YOUR INSTRUCTIONS:
Can you write out every line from the start of the records below through the line containing "import * as echarts from 'echarts';", leaving out any pictures?

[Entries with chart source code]
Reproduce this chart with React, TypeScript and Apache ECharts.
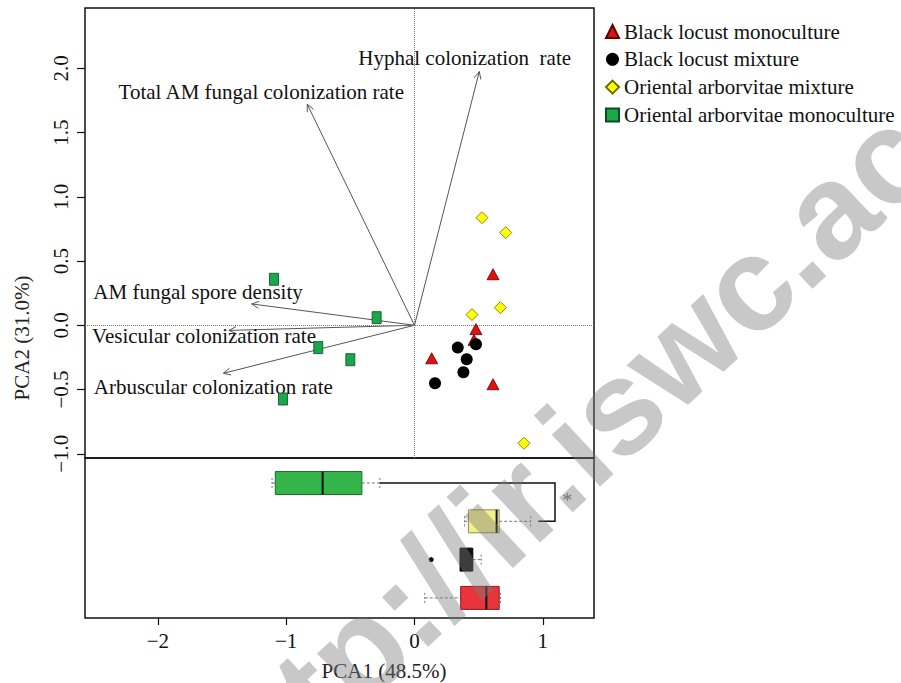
import React, { useEffect, useRef } from 'react';
import * as echarts from 'echarts';

// ---- data ----
const groups = [
  'Black locust monoculture',
  'Black locust mixture',
  'Oriental arborvitae mixture',
  'Oriental arborvitae monoculture',
];
const blmX = [0.612, 0.479, 0.464, 0.134, 0.612];
const blmY = [0.397, -0.03, -0.114, -0.257, -0.459];
const blxX = [0.337, 0.479, 0.407, 0.381, 0.16];
const blxY = [-0.174, -0.148, -0.265, -0.366, -0.451];
const oaxX = [0.526, 0.711, 0.669, 0.448, 0.853];
const oaxY = [0.837, 0.721, 0.137, 0.083, -0.918];
const oamX = [-1.095, -0.295, -0.75, -0.5, -1.025];
const oamY = [0.358, 0.059, -0.174, -0.268, -0.574];

const variables = [
  'Hyphal colonization  rate',
  'Total AM fungal colonization rate',
  'AM fungal spore density',
  'Vesicular colonization rate',
  'Arbuscular colonization rate',
];
const loadX = [0.505, -0.836, -1.269, -1.446, -1.49];
const loadY = [1.974, 1.72, 0.166, -0.04, -0.374];
const labelX = [0.391, -1.194, -1.687, -1.64, -1.568];
const labelY = [2.08, 1.813, 0.257, -0.081, -0.478];

const boxGroups = [
  'Oriental arborvitae monoculture',
  'Oriental arborvitae mixture',
  'Black locust mixture',
  'Black locust monoculture',
];
const boxMin = [-1.11, 0.39, 0.355, 0.08];
const boxQ1 = [-1.085, 0.42, 0.355, 0.36];
const boxMed = [-0.716, 0.64, 0.45, 0.56];
const boxQ3 = [-0.41, 0.66, 0.453, 0.66];
const boxMax = [-0.27, 0.905, 0.52, 0.67];
const outlierX = [0.13];
const outlierGroup = [2];
const bracketX = [-0.27, 1.095, 1.095, 0.965];
const bracketY = [0, 0, 1, 1];
const sigX = [1.19];
const sigY = [0.45];
const sigLabel = '*';

const xTicks = [-2, -1, 0, 1];
const yTicks = [-1, -0.5, 0, 0.5, 1, 1.5, 2];
const xTitle = 'PCA1 (48.5%)';
const yTitle = 'PCA2 (31.0%)';
const watermark = 'http://ir.iswc.ac.cn';

// ---- styles ----
const SERIF = "'Liberation Serif', 'Times New Roman', serif";
const boxFill = ['#35b44a', '#f3ef8a', '#111111', '#e8343b'];
const boxStroke = ['#1c6e2c', '#8a8a50', '#000000', '#8b1a1a'];

const fmtMinus = (v: number, d: number) => {
  const s = d > 0 ? Math.abs(v).toFixed(d) : String(Math.abs(v));
  return (v < 0 ? '\u2212' : '') + s;
};

const hiddenAxis = {
  show: false,
  axisLine: { show: false, onZero: false },
  axisTick: { show: false },
  axisLabel: { show: false },
  splitLine: { show: false },
};

export default function App() {
  const ref = useRef<HTMLDivElement>(null);
  useEffect(() => {
    if (!ref.current) return;
    const chart = echarts.init(ref.current, undefined, { renderer: 'svg' });
    const xMin = -2.568;
    const xMax = 1.399;
    const zip = (xs: number[], ys: number[]) => xs.map((x, i) => [x, ys[i]]);

    const option: any = {
      animation: false,
      backgroundColor: '#ffffff',
      legend: {
        data: groups,
        orient: 'vertical',
        left: 605,
        top: 21,
        padding: 0,
        itemWidth: 13,
        itemHeight: 13,
        itemGap: 6.8,
        textStyle: { fontSize: 21, fontFamily: SERIF, color: '#111', lineHeight: 21 },
      },
      grid: [
        { left: 85, top: 8, width: 509, height: 450, show: true, borderColor: '#111', borderWidth: 1.5 },
        { left: 85, top: 458, width: 509, height: 160, show: true, borderColor: '#111', borderWidth: 1.5 },
      ],
      xAxis: [
        { gridIndex: 0, type: 'value', min: xMin, max: xMax, ...hiddenAxis },
        {
          gridIndex: 1,
          type: 'value',
          min: xMin,
          max: xMax,
          position: 'bottom',
          axisLine: { show: false, onZero: false },
          splitLine: { show: false },
          axisTick: { show: true, customValues: xTicks, length: 7, lineStyle: { color: '#111', width: 1.2 } },
          axisLabel: {
            customValues: xTicks,
            margin: 12,
            fontSize: 21,
            fontFamily: SERIF,
            color: '#111',
            formatter: (v: number) => fmtMinus(v, 0),
          },
        },
      ],
      yAxis: [
        {
          gridIndex: 0,
          type: 'value',
          min: -1.033,
          max: 2.469,
          position: 'left',
          axisLine: { show: false, onZero: false },
          splitLine: { show: false },
          axisTick: { show: true, customValues: yTicks, length: 8, lineStyle: { color: '#111', width: 1.2 } },
          axisLabel: {
            customValues: yTicks,
            rotate: 90,
            margin: 14,
            fontSize: 21,
            fontFamily: SERIF,
            color: '#111',
            formatter: (v: number) => fmtMinus(v, 1),
          },
        },
        { gridIndex: 1, type: 'value', min: -0.653, max: 3.525, inverse: true, ...hiddenAxis },
      ],
      series: [
        {
          name: groups[0],
          type: 'scatter',
          xAxisIndex: 0,
          yAxisIndex: 0,
          symbol: 'triangle',
          symbolSize: [12, 11],
          z: 5,
          itemStyle: { color: '#e01010', borderColor: '#5a0000', borderWidth: 0.8, opacity: 1 },
          data: zip(blmX, blmY),
          markLine: {
            silent: true,
            symbol: ['none', 'none'],
            label: { show: false },
            lineStyle: { color: '#777', type: 'dotted', width: 1 },
            data: [{ xAxis: 0 }, { yAxis: 0 }],
          },
        },
        {
          name: groups[1],
          type: 'scatter',
          xAxisIndex: 0,
          yAxisIndex: 0,
          symbol: 'circle',
          symbolSize: 12,
          z: 5,
          itemStyle: { color: '#000', opacity: 1 },
          data: zip(blxX, blxY),
        },
        {
          name: groups[2],
          type: 'scatter',
          xAxisIndex: 0,
          yAxisIndex: 0,
          symbol: 'diamond',
          symbolSize: 12,
          z: 5,
          itemStyle: { color: '#ffff00', borderColor: '#6b6b00', borderWidth: 0.8, opacity: 1 },
          data: zip(oaxX, oaxY),
        },
        {
          name: groups[3],
          type: 'scatter',
          xAxisIndex: 0,
          yAxisIndex: 0,
          symbol: 'rect',
          symbolSize: [9, 12],
          z: 5,
          itemStyle: { color: '#1aa84a', borderColor: '#0a4a20', borderWidth: 0.8, opacity: 1 },
          data: zip(oamX, oamY),
        },
        {
          name: 'loadings',
          type: 'custom',
          xAxisIndex: 0,
          yAxisIndex: 0,
          z: 3,
          silent: true,
          data: variables.map((_, i) => [loadX[i], loadY[i], labelX[i], labelY[i]]),
          renderItem: (params: any, api: any) => {
            const o = api.coord([0, 0]);
            const e = api.coord([api.value(0), api.value(1)]);
            const l = api.coord([api.value(2), api.value(3)]);
            const ang = Math.atan2(e[1] - o[1], e[0] - o[0]);
            const len = 8;
            const sp = Math.PI / 7;
            const h1 = [e[0] - len * Math.cos(ang - sp), e[1] - len * Math.sin(ang - sp)];
            const h2 = [e[0] - len * Math.cos(ang + sp), e[1] - len * Math.sin(ang + sp)];
            return {
              type: 'group',
              children: [
                { type: 'line', shape: { x1: o[0], y1: o[1], x2: e[0], y2: e[1] }, style: { stroke: '#555', lineWidth: 1 } },
                { type: 'polyline', shape: { points: [h1, e, h2] }, style: { stroke: '#555', lineWidth: 1, fill: 'none' } },
                {
                  type: 'text',
                  x: l[0],
                  y: l[1],
                  style: {
                    text: variables[params.dataIndex],
                    fontSize: 21,
                    fontFamily: SERIF,
                    fill: '#111',
                    textAlign: 'center',
                    textVerticalAlign: 'middle',
                  },
                },
              ],
            };
          },
        },
        {
          name: 'boxes',
          type: 'custom',
          xAxisIndex: 1,
          yAxisIndex: 1,
          z: 4,
          silent: true,
          encode: { x: [1, 2, 3, 4, 5], y: 0 },
          data: boxGroups.map((_, i) => [i, boxMin[i], boxQ1[i], boxMed[i], boxQ3[i], boxMax[i]]),
          renderItem: (params: any, api: any) => {
            const i = params.dataIndex;
            const c = api.value(0);
            const pMin = api.coord([api.value(1), c]);
            const pQ1 = api.coord([api.value(2), c]);
            const pMed = api.coord([api.value(3), c]);
            const pQ3 = api.coord([api.value(4), c]);
            const pMax = api.coord([api.value(5), c]);
            const h = api.size([0, 1])[1] * 0.6;
            const y = pMed[1];
            const whisk = { stroke: '#777', lineWidth: 1, lineDash: [3, 2] };
            const cap = { stroke: '#777', lineWidth: 1, lineDash: [2, 2] };
            const children: any[] = [
              { type: 'line', shape: { x1: pMin[0], y1: y, x2: pQ1[0], y2: y }, style: whisk },
              { type: 'line', shape: { x1: pQ3[0], y1: y, x2: pMax[0], y2: y }, style: whisk },
              { type: 'line', shape: { x1: pMin[0], y1: y - 5, x2: pMin[0], y2: y + 5 }, style: cap },
              { type: 'line', shape: { x1: pMax[0], y1: y - 5, x2: pMax[0], y2: y + 5 }, style: cap },
              {
                type: 'rect',
                shape: { x: pQ1[0], y: y - h / 2, width: pQ3[0] - pQ1[0], height: h },
                style: { fill: boxFill[i], stroke: boxStroke[i], lineWidth: 1 },
              },
              { type: 'line', shape: { x1: pMed[0], y1: y - h / 2, x2: pMed[0], y2: y + h / 2 }, style: { stroke: '#111', lineWidth: 2 } },
            ];
            outlierGroup.forEach((g, k) => {
              if (g === i) {
                const p = api.coord([outlierX[k], g]);
                children.push({ type: 'circle', shape: { cx: p[0], cy: p[1], r: 2.5 }, style: { fill: '#000' } });
              }
            });
            if (i === 0) {
              const pts = bracketX.map((x, k) => api.coord([x, bracketY[k]]));
              children.push({ type: 'polyline', shape: { points: pts }, style: { stroke: '#111', lineWidth: 1.5, fill: 'none' } });
              sigX.forEach((x, k) => {
                const p = api.coord([x, sigY[k]]);
                children.push({
                  type: 'text',
                  x: p[0],
                  y: p[1],
                  style: { text: sigLabel, fontSize: 20, fontFamily: SERIF, fill: '#777', textAlign: 'center', textVerticalAlign: 'middle' },
                });
              });
            }
            return { type: 'group', children };
          },
        },
      ],
      graphic: [
        {
          type: 'text',
          x: 22,
          y: 338,
          rotation: Math.PI / 2,
          style: { text: yTitle, fontSize: 21, fontFamily: SERIF, fill: '#222', textAlign: 'center', textVerticalAlign: 'middle' },
        },
        {
          type: 'text',
          x: 384,
          y: 671,
          style: { text: xTitle, fontSize: 21, fontFamily: SERIF, fill: '#222', textAlign: 'center', textVerticalAlign: 'middle' },
        },
        {
          type: 'text',
          x: 627,
          y: 398,
          z: 100,
          silent: true,
          rotation: 0.75,
          style: {
            text: watermark,
            fontSize: 134,
            fontWeight: 'bold',
            fontFamily: 'Liberation Sans',
            fill: 'rgba(125,125,125,0.42)',
            textAlign: 'center',
            textVerticalAlign: 'middle',
          },
        },
      ],
    };
    chart.setOption(option);
    return () => chart.dispose();
  }, []);
  return <div ref={ref} style={{ position: 'absolute', left: 0, top: 0, width: 901, height: 683 }} />;
}
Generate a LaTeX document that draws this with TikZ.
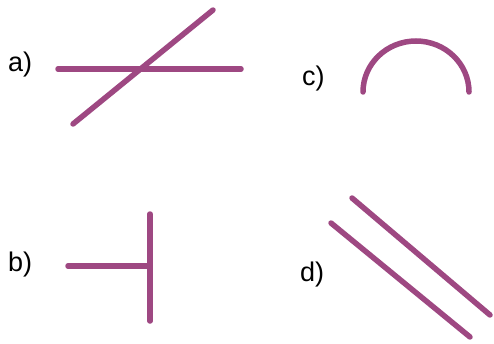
\documentclass[tikz,border=0pt]{standalone}
\usepackage{fontspec}
\setmainfont{Liberation Sans}
\definecolor{lineviolet}{RGB}{158,72,130}
\begin{document}
\begin{tikzpicture}[x=1pt, y=-1pt,
    seg/.style={line width=5.5pt, draw=lineviolet, line cap=round},
    tag/.style={anchor=base west, inner sep=0pt, font=\fontsize{27}{31}\selectfont}]
\useasboundingbox (0,0) rectangle (494,343);
% a) two crossing lines
\node[tag] (taga) at (8,71) {a)};
\coordinate (a1) at (58,69);
\coordinate (a2) at (241,69);
\coordinate (a3) at (73,124);
\coordinate (a4) at (213,10);
\draw[seg] (a1) -- (a2);
\draw[seg] (a3) -- (a4);
% c) half circle
\node[tag] (tagc) at (302,85) {c)};
\coordinate (c1) at (363,92);
\draw[seg] (c1) arc [start angle=180, end angle=360, x radius=53, y radius=51];
% b) T on its side
\node[tag] (tagb) at (8,271) {b)};
\coordinate (b1) at (68,266);
\coordinate (b2) at (150,266);
\coordinate (b3) at (150,214);
\coordinate (b4) at (150,321);
\draw[seg] (b1) -- (b2);
\draw[seg] (b3) -- (b4);
% d) two parallel lines
\node[tag] (tagd) at (300,281) {d)};
\coordinate (d1) at (352,198);
\coordinate (d2) at (490,315);
\coordinate (d3) at (331,223);
\coordinate (d4) at (470,337);
\draw[seg] (d1) -- (d2);
\draw[seg] (d3) -- (d4);
\end{tikzpicture}
\end{document}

ANSWER TO THIS TASK:
Reproduce this chart with React, TypeScript and Apache ECharts.
import React, { useEffect, useRef } from 'react';
import * as echarts from 'echarts';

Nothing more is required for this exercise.